_TASK TO CARRY OUT_
Check each line of the listing for the word "matplotlib" and report how many lines contain it, giving nothing but the number.
═════ RECORDED DATA ═════
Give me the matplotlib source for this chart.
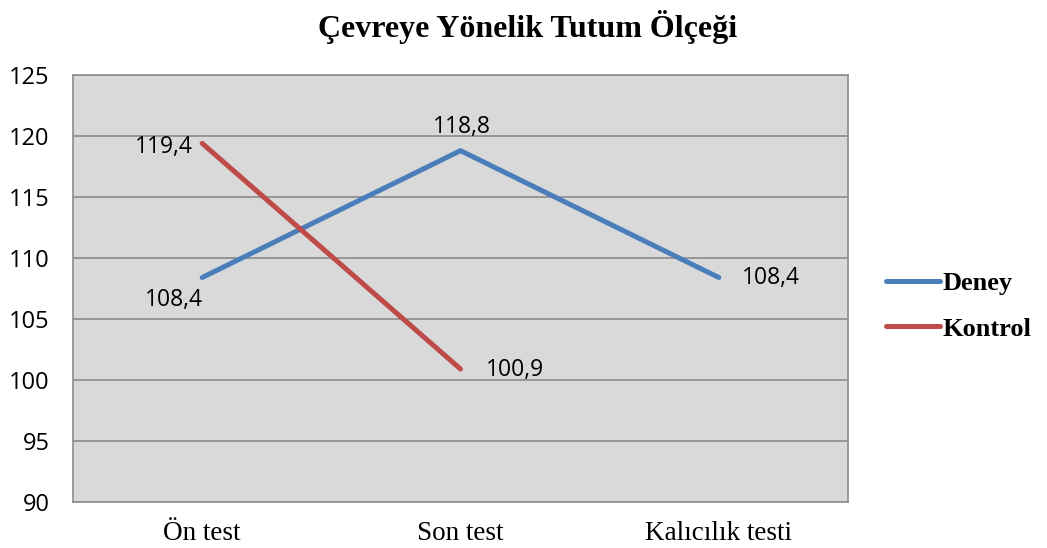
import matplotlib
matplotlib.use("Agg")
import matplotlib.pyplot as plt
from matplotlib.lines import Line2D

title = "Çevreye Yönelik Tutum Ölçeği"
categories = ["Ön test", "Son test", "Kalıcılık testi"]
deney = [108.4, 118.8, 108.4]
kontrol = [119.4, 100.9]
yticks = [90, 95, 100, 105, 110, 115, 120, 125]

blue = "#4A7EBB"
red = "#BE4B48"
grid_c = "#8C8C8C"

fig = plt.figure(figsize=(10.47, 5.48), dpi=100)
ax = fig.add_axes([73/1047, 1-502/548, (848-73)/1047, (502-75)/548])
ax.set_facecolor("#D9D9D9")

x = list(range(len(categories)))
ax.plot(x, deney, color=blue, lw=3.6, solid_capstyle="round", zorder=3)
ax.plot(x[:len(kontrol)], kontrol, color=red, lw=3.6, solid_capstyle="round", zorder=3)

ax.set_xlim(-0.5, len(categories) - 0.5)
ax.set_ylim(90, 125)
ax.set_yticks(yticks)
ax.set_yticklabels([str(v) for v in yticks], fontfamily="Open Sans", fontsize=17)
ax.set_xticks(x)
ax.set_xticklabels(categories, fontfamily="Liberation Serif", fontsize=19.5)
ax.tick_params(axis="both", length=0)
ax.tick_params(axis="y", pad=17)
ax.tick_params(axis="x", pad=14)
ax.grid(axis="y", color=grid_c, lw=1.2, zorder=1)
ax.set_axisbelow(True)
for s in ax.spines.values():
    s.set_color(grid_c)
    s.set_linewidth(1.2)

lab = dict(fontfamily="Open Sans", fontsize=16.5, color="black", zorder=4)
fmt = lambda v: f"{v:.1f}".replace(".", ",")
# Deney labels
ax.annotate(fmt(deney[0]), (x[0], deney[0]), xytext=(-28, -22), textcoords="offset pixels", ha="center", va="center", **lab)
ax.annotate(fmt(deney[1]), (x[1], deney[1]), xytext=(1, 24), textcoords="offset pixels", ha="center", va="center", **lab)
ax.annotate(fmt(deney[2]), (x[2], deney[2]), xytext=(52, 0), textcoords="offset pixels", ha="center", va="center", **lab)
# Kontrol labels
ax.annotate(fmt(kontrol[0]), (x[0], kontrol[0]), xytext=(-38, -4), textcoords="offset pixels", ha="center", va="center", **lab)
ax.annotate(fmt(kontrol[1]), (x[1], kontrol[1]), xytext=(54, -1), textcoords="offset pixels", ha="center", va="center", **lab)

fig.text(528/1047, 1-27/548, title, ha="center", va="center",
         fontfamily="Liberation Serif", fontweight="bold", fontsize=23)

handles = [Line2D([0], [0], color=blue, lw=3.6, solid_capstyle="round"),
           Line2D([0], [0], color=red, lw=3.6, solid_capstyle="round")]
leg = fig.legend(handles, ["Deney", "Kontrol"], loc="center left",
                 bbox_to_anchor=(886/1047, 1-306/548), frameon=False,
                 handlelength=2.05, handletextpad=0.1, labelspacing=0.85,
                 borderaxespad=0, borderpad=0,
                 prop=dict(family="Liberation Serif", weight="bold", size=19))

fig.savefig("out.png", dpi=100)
═════
_PROBLEM SOLUTION_
5